CIRM Awards UCI Researchers

Sue & Bill Gross Stem Cell Researchers Receive Private Funding to Develop New Stem Cell Lines in Hopes of Treating Alzheimer’s and Eye Disease.

During the most recent grant disbursements taking place on Sept. 5, two UC Irvine stem cell collaboration projects received a financial boost on behalf of the California Institute for Regenerative Medicine, also known as CIRM.

As a leading university in the field of embryonic stem cell research, UCI has several projects exploring the potential of embryonic stem cells that hold the possibility of differentiating into any cell.

CIRM awarded a total of $37.3 million to aid UCI’s efforts in treating advanced retinitis pigmentosa, a degenerative eye disease, and Alzheimer’s.

Private funding from organizations like CIRM are essential for the continued expansion of stem cell research, and the Sue & Bill Gross Stem Cell Research Center is a recipient and beneficiary of such funding.

After the passage of the Stem Cell Research Advancement Act by Congress, pushed through with the support of President Obama, government funding has been approved for the continued research of the original 21 existing stem cell lines that were created in 2001. This funding, however, is not allowed for the development of new embryonic stem cell lines because of the social implications of utilizing cryogenically frozen zygotes.

Under the passage of the new Act, researchers are  able to legally develop new embryonic stem cell lines from unused, donated zygotes from the “in vitro” fertilization process. However, they must be procured without federal funding.

Due to the fact that the embryonic stem cells are such an integral part of the zygote’s growth, with roughly 30 cells out of the 100-150 cell blastocyst being embryonic stem cells, government funding of developing new stem cell lines have faced social and religious ramifications as the extraction process means the destruction of the zygote.

This private funding from organizations like CIRM can allow for the development of new germal stem cell lines with new possibilities of curing diseases.

$17.3 million was awarded to the associate professor of ophthalmology, Dr. Henry Klassen, for his work at the Sue & Bill Gross Stem Cell Research Center.

Klassen and collaborators from UC Santa Barbara, UC Davis and Cedars-Sinai Medical center intend to create stem cells that can reverse the blindness caused by the degenerative eye disease, retinitis pigmentosa, and restore vision.

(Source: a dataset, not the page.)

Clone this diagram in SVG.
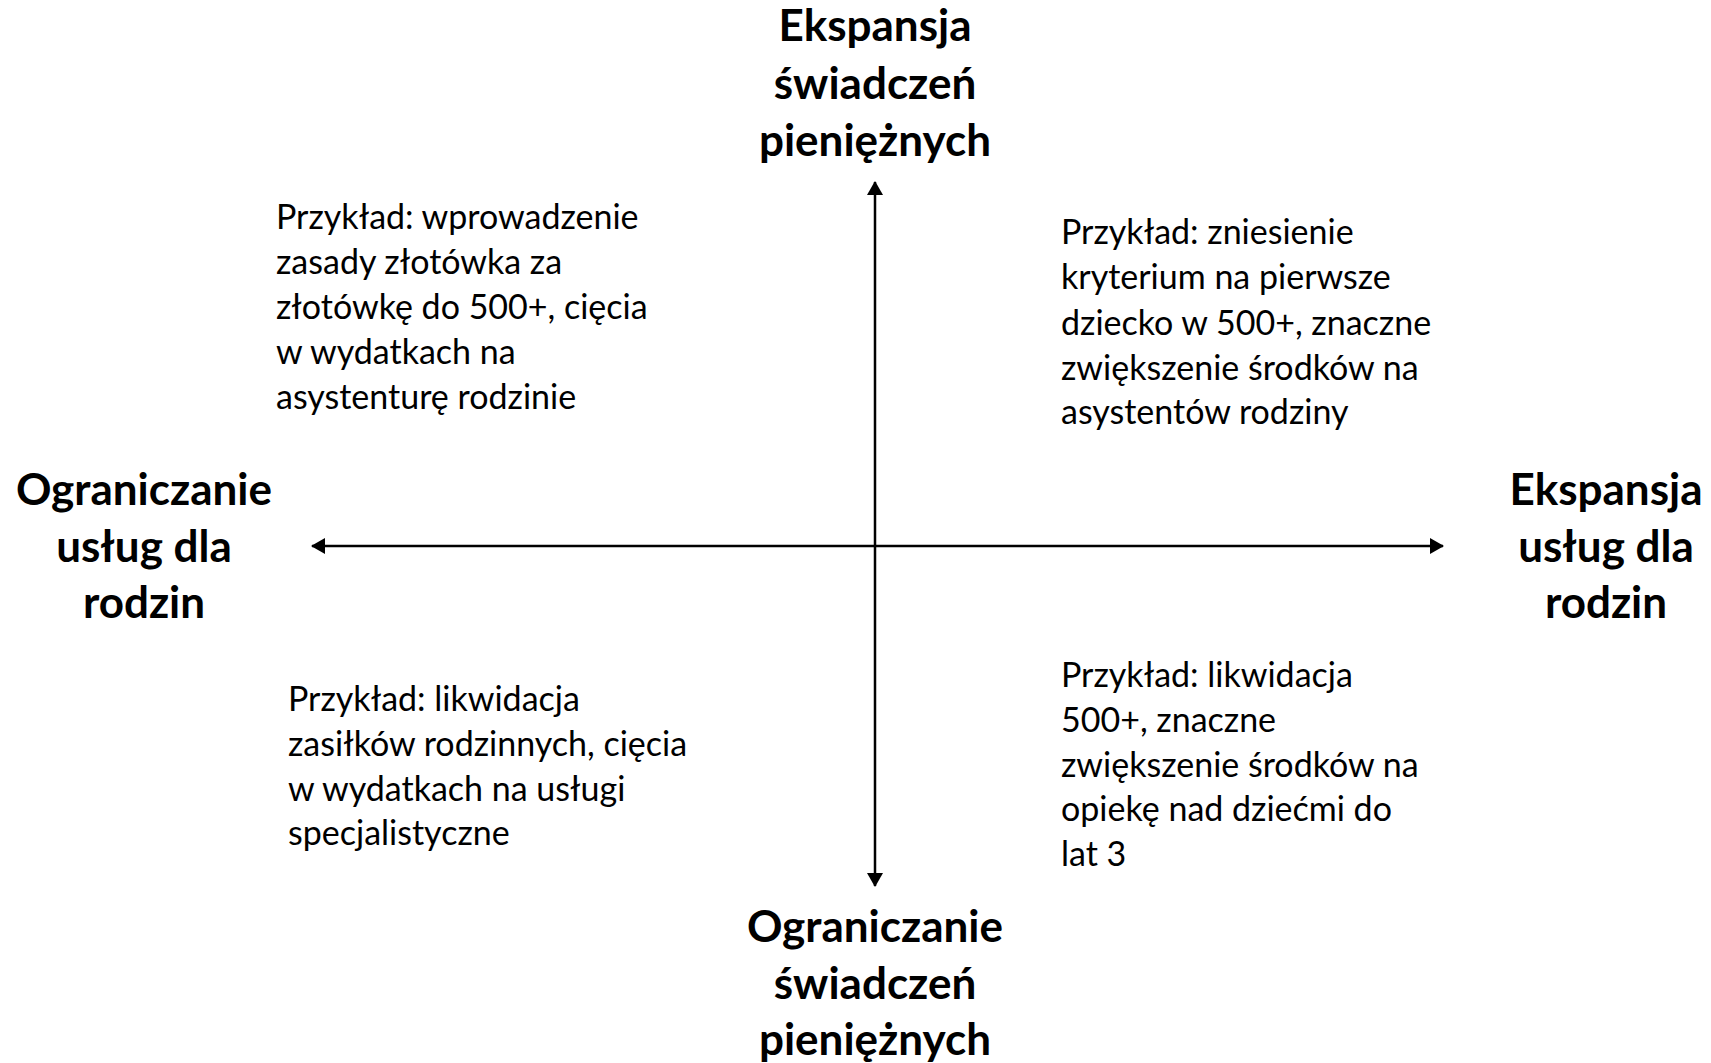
<svg xmlns="http://www.w3.org/2000/svg" width="1711" height="1063" viewBox="0 0 1711 1063">
<style>
.lbl{font-family:"Lato","Liberation Sans",sans-serif;font-weight:bold;font-size:44px;fill:#000;text-anchor:middle}
.txt{font-family:"Lato","Liberation Sans",sans-serif;font-size:34px;fill:#000}
.ax{stroke:#000;stroke-width:2.5;fill:none}
</style>
<defs>
<marker id="ah" viewBox="0 0 14 16" refX="13" refY="8" markerWidth="14" markerHeight="16" markerUnits="userSpaceOnUse" orient="auto-start-reverse">
<path d="M0,0 L14,8 L0,16 Z" fill="#000"/>
</marker>
</defs>
<rect width="1711" height="1063" fill="#fff"/>
<g id="connectors">
<line class="ax" x1="875" y1="886" x2="875" y2="182" marker-start="url(#ah)" marker-end="url(#ah)"/>
<line class="ax" x1="312" y1="546" x2="1443" y2="546" marker-start="url(#ah)" marker-end="url(#ah)"/>
</g>
<g id="top-label"><text class="lbl" x="875" y="41">Ekspansja</text><text class="lbl" x="875" y="99">świadczeń</text><text class="lbl" x="875" y="156">pieniężnych</text></g>
<g id="bottom-label"><text class="lbl" x="875" y="942">Ograniczanie</text><text class="lbl" x="875" y="999">świadczeń</text><text class="lbl" x="875" y="1055">pieniężnych</text></g>
<g id="left-label"><text class="lbl" x="144" y="505">Ograniczanie</text><text class="lbl" x="144" y="562">usług dla</text><text class="lbl" x="144" y="618">rodzin</text></g>
<g id="right-label"><text class="lbl" x="1606" y="505">Ekspansja</text><text class="lbl" x="1606" y="562">usług dla</text><text class="lbl" x="1606" y="618">rodzin</text></g>
<g id="q-top-left"><text class="txt" x="276" y="229">Przykład: wprowadzenie</text><text class="txt" x="276" y="274">zasady złotówka za</text><text class="txt" x="276" y="319">złotówkę do 500+, cięcia</text><text class="txt" x="276" y="364">w wydatkach na</text><text class="txt" x="276" y="409">asystenturę rodzinie</text></g>
<g id="q-top-right"><text class="txt" x="1061" y="244">Przykład: zniesienie</text><text class="txt" x="1061" y="289">kryterium na pierwsze</text><text class="txt" x="1061" y="335">dziecko w 500+, znaczne</text><text class="txt" x="1061" y="380">zwiększenie środków na</text><text class="txt" x="1061" y="424">asystentów rodziny</text></g>
<g id="q-bottom-left"><text class="txt" x="288" y="711">Przykład: likwidacja</text><text class="txt" x="288" y="756">zasiłków rodzinnych, cięcia</text><text class="txt" x="288" y="801">w wydatkach na usługi</text><text class="txt" x="288" y="845">specjalistyczne</text></g>
<g id="q-bottom-right"><text class="txt" x="1061" y="687">Przykład: likwidacja</text><text class="txt" x="1061" y="732">500+, znaczne</text><text class="txt" x="1061" y="777">zwiększenie środków na</text><text class="txt" x="1061" y="821">opiekę nad dziećmi do</text><text class="txt" x="1061" y="866">lat 3</text></g>
</svg>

Due to the fact that embryonic stem cell lines are able to differentiate into any cell, Klassen and his team are working on restoring vision by replacing degenerated cells in the retina caused by retinitis pigmentosa.

The project will use the funding to develop cells in pharmaceutically correct conditions and will then test the cells to determine therapeutic effectiveness. It is the team’s goal to rejuvenate a significant number of cones, which provide color vision, in the worsening retina to help restore fading vision.

“We believe it’s possible to rejuvenate a portion of inactive cones in the degenerating retina,” Klassen said. “Our methods have been validated, and I’m optimistic that stem cell-based treatments can help restore clinically significant vision in people going blind due to retinal degeneration.”

The second project, which aims to treat the debilitating effects of Alzheimer’s, will use the funding to explore the use of neural stem cells to restore memory in Alzheimer patients.

$20 million was awarded to the longtime UCI research partner, StemCells Inc., in hopes of advancing stem cell-based treatments. The company will work with UCI neurobiologists Frank LaFerla and Mathew Blurton-Jones, from the university’s Institute for Memory Impairments and Neurological Disorders, also known as UCI MIND.

“Our goal is to research ways to make memories last a lifetime, and we’re excited to investigate the potential efficacy of stem cells for Alzheimer’s disease,” said LaFerla, the UCI MIND director and Chancellor’s Professor and chair of neurobiology & behavior.

The funding will allow the project to delve deeper into the understanding of how human neural stem cells can treat Alzheimer’s disease. The team intends to use further animal studies after the development of the stem cell lines, to begin testing this therapeutic approach in vivo, in live patients, before beginning human testing. The support from CIRM aims to enhance and restore memory in Alzheimer’s patients.

“CIRM’s support for UC Irvine’s efforts to advance stem cell-based treatments for a variety of diseases is extremely gratifying,” said Peter Donovan, director of the Sue & Bill Gross Stem Cell Research Center. “Henry’s work on retinitis pigmentosa and Frank and Mathew’s on Alzheimer’s disease hold great promise, and we are delighted that they have the support to see their work move toward the clinic.”

These two recent grants mark the third time CIRM has awarded the Sue & Bill Gross Stem Cell Research Center in their efforts to advance medicine. UCI and its collaborators hold promising work in the stem cell field as they work toward a goal of curing degenerative diseases through therapeutic uses of embryonic stem cells.